Grabbing the scope we got onto the wall forsaking our normal position for one by the more or less useless 'designer' shelters as we tried to glean a bit of shelter in the lee on the nearest one for the tripod – yes the proper-job scope does actually have a tripod!
As we scanned it was evident that we weren’t going to be successful, the light was worse than atrocious, the mist was down over the sea only yards beyond the water’s edge and the few Common Scoters we could see were well out and just indefinable black dots...absolutely no chance of finding our American quarry under those conditions.
Two Razorbills were closer in but we still couldn’t see much detail on them, but that reminded us we forgot to mention the Guillemot we saw out there yesterday.
Nothing of note was on the ever expanding beach.
By the time lunchtime came round we were hoping the mist would have lifted but no such luck if anything it had drifted in with the tide. The scoters had drifted in too but were still far enough out to be shrouded in the mist, only just about able to tell males from females on all but the nearest birds.
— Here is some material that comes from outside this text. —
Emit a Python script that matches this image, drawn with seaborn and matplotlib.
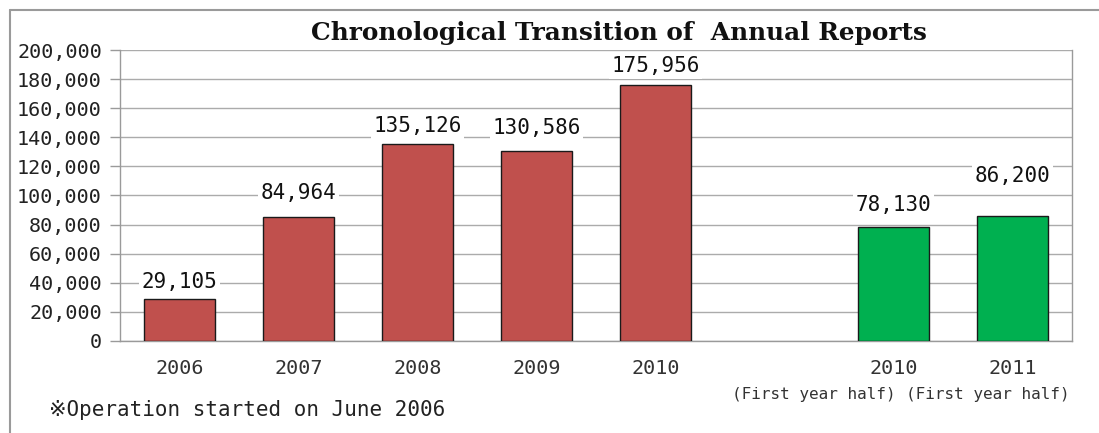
import pandas as pd
import matplotlib
matplotlib.use("Agg")
import matplotlib.pyplot as plt
import seaborn as sns
from matplotlib.lines import Line2D
from matplotlib.ticker import MultipleLocator, FuncFormatter

# -------------------------------
# DATA
# -------------------------------
periods = ["2006", "2007", "2008", "2009", "2010",
           "2010 (First year half)", "2011 (First year half)"]
reports = [29105, 84964, 135126, 130586, 175956, 78130, 86200]
kinds = ["annual", "annual", "annual", "annual", "annual", "half", "half"]

# empty slot between the annual and half-year bars
slot_order = ["2006", "2007", "2008", "2009", "2010", "gap",
              "2010 (First year half)", "2011 (First year half)"]
tick_labels = ["2006", "2007", "2008", "2009", "2010", "", "2010", "2011"]

palette = {"annual": "#C0504D", "half": "#00B050"}
label_offsets = [17, 24, 18, 23, 19, 22, 40]  # px above bar top

df = pd.DataFrame({"period": periods, "reports": reports, "kind": kinds})

# -------------------------------
# PLOT
# -------------------------------
sns.set_theme(style="white")
MONO = ["DejaVu Sans Mono", "DejaVu Sans", "Noto Sans CJK JP"]
plt.rcParams["font.family"] = MONO

fig = plt.figure(figsize=(10.99, 4.33), dpi=100)
ax = fig.add_axes([0.1092, 0.2125, 0.8662, 0.672])

sns.barplot(data=df, x="period", y="reports", hue="kind", order=slot_order,
            palette=palette, dodge=False, width=0.59, legend=False,
            edgecolor="#1a1a1a", linewidth=1.0, saturation=1, ax=ax, zorder=3)

ax.set_ylim(0, 200000)
ax.set_xlim(-0.5, len(slot_order) - 0.5)
ax.yaxis.set_major_locator(MultipleLocator(20000))
ax.yaxis.set_major_formatter(FuncFormatter(lambda v, p: f"{int(v):,}"))
ax.grid(axis="y", color="#ABABAB", linewidth=1.0, zorder=0)
ax.set_axisbelow(True)

for side in ["left", "bottom", "right", "top"]:
    ax.spines[side].set_color("#9A9A9A")
    ax.spines[side].set_linewidth(1.0)
ax.spines["top"].set_visible(False)

ax.set_xticks(range(len(slot_order)))
ax.set_xticklabels(tick_labels)
ax.tick_params(axis="y", which="major", left=True, length=7, width=1.0,
               color="#9A9A9A", labelsize=14.5, pad=6, labelcolor="#222222")
ax.tick_params(axis="x", length=0, labelsize=14.5, pad=13, labelcolor="#333333")
ax.set_xlabel("")
ax.set_ylabel("")

# value labels with white background over the gridlines
for i, (p, v) in enumerate(zip(periods, reports)):
    xpos = slot_order.index(p)
    ax.annotate(f"{v:,}", (xpos, v), xytext=(0, label_offsets[i] * 0.72),
                textcoords="offset points", ha="center", va="center",
                fontsize=15, color="#111111", zorder=5,
                bbox=dict(facecolor="white", edgecolor="none", pad=2))

# half-year captions under the tick labels
trans = ax.get_xaxis_transform()
ax.text(5.33, -0.185, "(First year half)", transform=trans, ha="center",
        va="center", fontsize=11.5, color="#333333")
ax.text(6.79, -0.185, "(First year half)", transform=trans, ha="center",
        va="center", fontsize=11.5, color="#333333")

fig.text(0.5635, 0.924, "Chronological Transition of  Annual Reports",
         ha="center", va="center", fontsize=17.8, fontweight="bold",
         family="DejaVu Serif", color="#111111")

fig.text(0.045, 0.052, "※Operation started on June 2006", ha="left",
         va="center", fontsize=15, color="#222222")

# outer chart border (only left and top visible in the crop)
fig.add_artist(Line2D([0.0095, 0.0095], [0.0, 0.977], transform=fig.transFigure,
                      color="#9A9A9A", linewidth=1.5))
fig.add_artist(Line2D([0.0095, 1.0], [0.977, 0.977], transform=fig.transFigure,
                      color="#9A9A9A", linewidth=1.5))

fig.savefig("out.png", dpi=100)
plt.close(fig)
A solitary Great Crested Grebe was the only other species seen other than the regular gulls and a couple of fly past Oystercatchers.
Not the best of safaris!
Where to next? Only one shot at the Yankee tomorrow got an out-of-the-office-but-still-indoors event at lunchtime but there may be some news from that part of the world.
In the meantime have you signed the petition to help protect the raptors in your out back. For a description of what it’s all about see here.  Two and half thousand signatures is good but there's a long way to go...let's make this one count!
LATE UPDATE - our friend DW who we met up with yesterday sent us us pics of his Land Rover adventures but also included a couple of pics of a mustelid he'd picked up dead last spring on the side of the road and instead of letting it rot there he picked it up and had it stuffed by a local taxidermist. We weren't sure what exactly what it was so we sent it to the Lancashire Mammal Group who forwarded it to the curator of mammals at Liverpool Museum and the answer came back as a Polecat, not a Ferret/Polecat hybrid...archives are being checked but it could well be the first 'recent' record for Lancashire!